There continues to be growing disdain for belonging to a local church. It has become common to hear Christians bemoan what they see as imperfections. In addition, the claim “we are all the church” has become an excuse for people who want to avoid belonging to one altogether. While I certainly believe the church is a movement of people and not a building or business, I don’t believe it gives anyone an out from living in biblical community. I’ll explain.
First, before ascending to heaven, Jesus commanded his disciples to make more disciples of all nations. They were told to baptize new believers in the name of the Father, Son, and Holy Spirit. Jesus also said to teach these disciples to obey everything he had commanded (Matthew 28:16-20). We must make disciples and teach them to obey Jesus. These were and still are marching orders from our Lord, and by their very nature include the involvement of others. It’s difficult to imagine how one makes disciples if other people aren’t included. Flying solo, apart from a community of Christians and unbelievers is going to make the fulfillment of Christ’s command complicated, if not downright impossible.
Second, Jesus said he would build his church and the gates of hell would not prevail against it (Matthew 16:18). Building a church and growing the number of people on mission was on the mind of Jesus. It was his intention. He does not anywhere teach his followers to isolate from the world or keep their faith and hope to themselves. In the West, we have so separated our faith from every other aspect of life that our witness has all but ceased to exist. Outside of our personal prayer time, the light has virtually burned out. We are no longer displaying it for all to see. Jesus says we need to let our light shine so others will glorify the Father (Matthew 5:14-16). He also said where two or more gather in his name, he is in their midst (Matthew 18:20).
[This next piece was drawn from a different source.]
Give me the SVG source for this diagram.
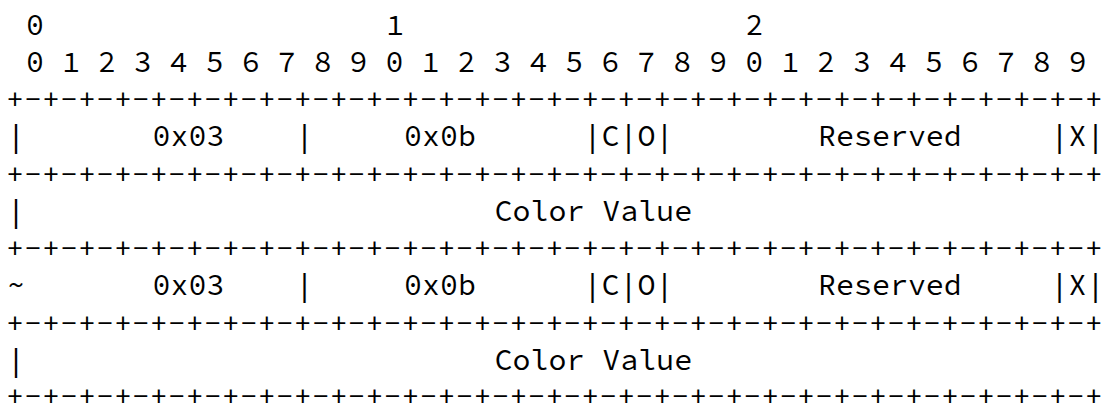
<svg xmlns="http://www.w3.org/2000/svg" width="1105" height="407" viewBox="0 0 1105 407">
<style>
text{font-family:"Source Code Pro","DejaVu Sans Mono",monospace;font-size:30px;fill:#000;white-space:pre}
</style>
<rect width="1105" height="407" fill="#fff"/>
<g id="ruler">
<text x="26" y="34.5">0</text>
<text x="386" y="34.5">1</text>
<text x="745.5" y="34.5">2</text>
<text x="8" y="71.75" xml:space="preserve" textLength="1078.8" lengthAdjust="spacing"> 0 1 2 3 4 5 6 7 8 9 0 1 2 3 4 5 6 7 8 9 0 1 2 3 4 5 6 7 8 9</text>
</g>
<g id="connectors">
<text x="6" y="109" textLength="1096.78" lengthAdjust="spacing">+-+-+-+-+-+-+-+-+-+-+-+-+-+-+-+-+-+-+-+-+-+-+-+-+-+-+-+-+-+-+</text>
<text x="6" y="183.5" textLength="1096.78" lengthAdjust="spacing">+-+-+-+-+-+-+-+-+-+-+-+-+-+-+-+-+-+-+-+-+-+-+-+-+-+-+-+-+-+-+</text>
<text x="6" y="258" textLength="1096.78" lengthAdjust="spacing">+-+-+-+-+-+-+-+-+-+-+-+-+-+-+-+-+-+-+-+-+-+-+-+-+-+-+-+-+-+-+</text>
<text x="6" y="332.5" textLength="1096.78" lengthAdjust="spacing">+-+-+-+-+-+-+-+-+-+-+-+-+-+-+-+-+-+-+-+-+-+-+-+-+-+-+-+-+-+-+</text>
<text x="6" y="406" textLength="1096.78" lengthAdjust="spacing">+-+-+-+-+-+-+-+-+-+-+-+-+-+-+-+-+-+-+-+-+-+-+-+-+-+-+-+-+-+-+</text>
</g>
<g id="row1">
<text x="7" y="146.25">|</text>
<text x="152.5" y="146.25" textLength="71.92" lengthAdjust="spacing">0x03</text>
<text x="295.5" y="146.25">|</text>
<text x="404" y="146.25" textLength="71.92" lengthAdjust="spacing">0x0b</text>
<text x="583.5" y="146.25" textLength="89.9" lengthAdjust="spacing">|C|O|</text>
<text x="818" y="146.25" textLength="143.84" lengthAdjust="spacing">Reserved</text>
<text x="1050.5" y="146.25" textLength="53.94" lengthAdjust="spacing">|X|</text>
</g>
<g id="row2">
<text x="7" y="220.75">|</text>
<text x="494.5" y="220.75" textLength="197.78" lengthAdjust="spacing">Color Value</text>
</g>
<g id="row3">
<text x="7" y="295.25">~</text>
<text x="152.5" y="295.25" textLength="71.92" lengthAdjust="spacing">0x03</text>
<text x="295.5" y="295.25">|</text>
<text x="404" y="295.25" textLength="71.92" lengthAdjust="spacing">0x0b</text>
<text x="583.5" y="295.25" textLength="89.9" lengthAdjust="spacing">|C|O|</text>
<text x="818" y="295.25" textLength="143.84" lengthAdjust="spacing">Reserved</text>
<text x="1050.5" y="295.25" textLength="53.94" lengthAdjust="spacing">|X|</text>
</g>
<g id="row4">
<text x="7" y="369.75">|</text>
<text x="494.5" y="369.75" textLength="197.78" lengthAdjust="spacing">Color Value</text>
</g>
</svg>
We must do our Christian life with others.
Third, Christ died for the church (Ephesians 5:25). It’s his plan A with no plan B. He intends to redeem creation through the hands and feet of his bride. Every Christian should be actively pushing back darkness so the light of Christ can shine even brighter. In a world yearning for hope, the gospel should be on the forefront of our minds. It should act as a core value, directing our every decision. If the church and it’s message meant so much to Jesus, it should consume everyone of us.
Lastly, our character grows best when we are in community. There have been times when a dear brother or sister lovingly pointed out an error of mine, whether theological or otherwise, and though it hurt at the time, I have nothing but gratitude for them because of their bravery and boldness. I’m blinded to some of my sin. If I only hang out with myself or those who never challenge me, I may take certain sin patterns to the grave. We all need each other. Together we can encourage and rebuke. Together we can become more like Jesus.
If all these things are true, why do we continue to isolate from biblical community?
Me, Myself(ie), and Jesus
One reason I believe Christians isolate is because many hold their opinions and experiences above the authority of Scripture. Instead of evaluating truth from the word of God, they allow the world, the culture, and their thoughts and feelings to determine right from wrong. I’d like to think such behavior happens unintentionally, however, sin runs nightmarishly deep in us all. When sin is blended with our individualistic culture, it molds us to miss the communal aspects of Scripture and the Christian life.
Furthermore, we live in a selfie-driven world and that’s where many of us want to stay. We’d much prefer our faith to consist of “me, myself, and Jesus” rather than a mixture of imperfect people in need of grace. The cross doesn’t afford us that option. A great practice for any God-fearing person would be to search the Scriptures before searching themselves about a given topic. We should not give too much attention to an argument unsupported from Scripture. Truth for the Christian is not found in the culture. It is also not found in our imaginations. The word of God, as laid out in the Old and New Testaments, is the bedrock of truth. God exercises His authority there. Our lives must come under His authority.
A Better Way Forward
Your church is not perfect. You will undoubtedly find selfish leaders and arrogant people wherever you gather for worship. Don’t neglect your role as a disciple simply because you don’t jive with other Christians. Remember that Jesus’ rescue plan includes you but is not ultimately about you. God is after the restoration of Eden — a community of people united to the glory of His name. Though no local church is perfect, it’s what God is using to redeem creation. Stop looking at sinful leaders and start fixating on your perfect Savior.
Your church is not perfect and neither are you. Wherever you go, there you will be. It’ll always feel easier to live the Christian life solo. The problem is, you’re not called to do so. You’re just as tempted and plagued by sin as those you are trying to avoid. You can’t get away from it. Jesus, however, died for your sins. He’s more interested in your obedience than your opinion about how the church should or should not function.
Are there issues of pride, sin, elitism, and so on in the church? Yes. Has God ordained the church to move His mission forward? Yes he has. Stop looking at the imperfections of others. Begin trusting the finished work of the perfect Savior on behalf of needy sinners everywhere.